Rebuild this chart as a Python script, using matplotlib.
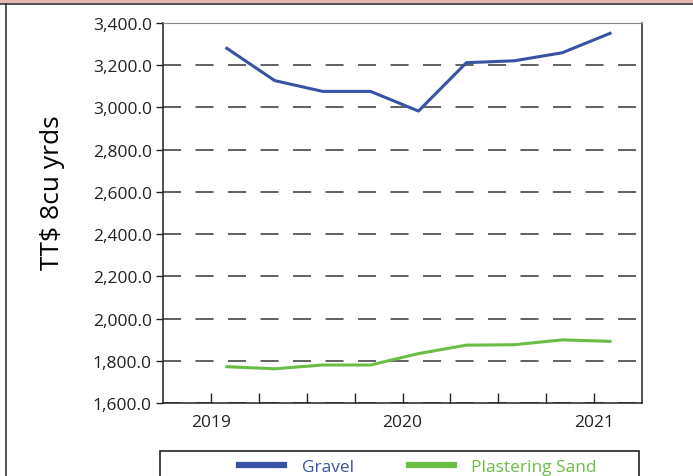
import matplotlib
matplotlib.use("Agg")
import matplotlib.pyplot as plt
from matplotlib.patches import Rectangle
from matplotlib.lines import Line2D
from matplotlib.ticker import FuncFormatter

plt.rcParams["font.family"] = ["Open Sans", "DejaVu Sans"]

# months counted from Jan 2019, one reading per quarter
months = [1, 4, 7, 10, 13, 16, 19, 22, 25]
gravel = [3280, 3127, 3076, 3076, 2983, 3212, 3221, 3259, 3351]
plastering_sand = [1772, 1762, 1780, 1780, 1834, 1874, 1876, 1899, 1892]

year_ticks = [0, 12, 24]
year_labels = ["2019", "2020", "2021"]
quarter_ticks = list(range(0, 27, 3))

blue = "#3953a4"
green = "#6abd45"

fig = plt.figure(figsize=(6.93, 4.77), dpi=100)

# page frame bits around the chart
fig.patches.append(Rectangle((0, 1 - 4 / 477), 1, 4 / 477, transform=fig.transFigure,
                             facecolor="#e6b9b0", edgecolor="none"))
fig.lines.append(Line2D([0, 1], [1 - 4.5 / 477] * 2, transform=fig.transFigure,
                        color="#333333", lw=1.2))
fig.lines.append(Line2D([5.5 / 693] * 2, [0, 1 - 4.5 / 477], transform=fig.transFigure,
                        color="#333333", lw=1.2))

ax = fig.add_axes([163 / 693, 1 - 404 / 477, (642 - 163) / 693, (404 - 24) / 477])

ax.plot(months, gravel, color=blue, lw=2.2, label="Gravel")
ax.plot(months, plastering_sand, color=green, lw=2.2, label="Plastering Sand")

ax.set_xlim(-3, 27)
ax.set_ylim(1600, 3400)
ax.set_yticks(range(1600, 3401, 200))
ax.yaxis.set_major_formatter(FuncFormatter(lambda v, p: f"{v:,.1f}"))
ax.set_xticks(quarter_ticks)
ax.set_xticklabels([year_labels[year_ticks.index(t)] if t in year_ticks else "" for t in quarter_ticks])

ax.tick_params(axis="y", direction="out", length=5, width=1, pad=3, labelsize=12.5, colors="#222222")
ax.tick_params(axis="x", direction="in", length=7, width=1, pad=8, labelsize=12.5, colors="#222222")

ax.grid(axis="y", color="#555555", lw=1.3, linestyle=(0, (10, 8)))
ax.set_axisbelow(True)
for side in ["left", "bottom", "right"]:
    ax.spines[side].set_color("#222222")
    ax.spines[side].set_linewidth(1.1)
ax.spines["top"].set_color("#888888")

ax.set_ylabel("TT$ 8cu yrds", fontsize=19, color="#000000")
ax.yaxis.set_label_coords(-0.205, 0.555)

# legend box runs off the bottom of the page
fig.patches.append(Rectangle((160 / 693, -0.05), (639 - 160) / 693, 0.05 + 25 / 477,
                             transform=fig.transFigure, facecolor="white",
                             edgecolor="#111111", lw=1.1))
leg = fig.legend(loc="center", bbox_to_anchor=(418 / 693, 9 / 477), ncol=2, frameon=False,
                 fontsize=12.5, handlelength=2.6, handleheight=0.6, handletextpad=1.0,
                 columnspacing=3.15, labelcolor="linecolor", borderaxespad=0)
for line in leg.get_lines():
    line.set_linewidth(4.5)

fig.savefig("out.png", dpi=100)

**PROBLEM TO WORK ON**
Take the material above from its first line through the line holding "from matplotlib.ticker import FuncFormatter" and set it down exactly, without the pictures.

**FINISHED ANSWER**
Rebuild this chart as a Python script, using matplotlib.
import matplotlib
matplotlib.use("Agg")
import matplotlib.pyplot as plt
from matplotlib.patches import Rectangle
from matplotlib.lines import Line2D
from matplotlib.ticker import FuncFormatter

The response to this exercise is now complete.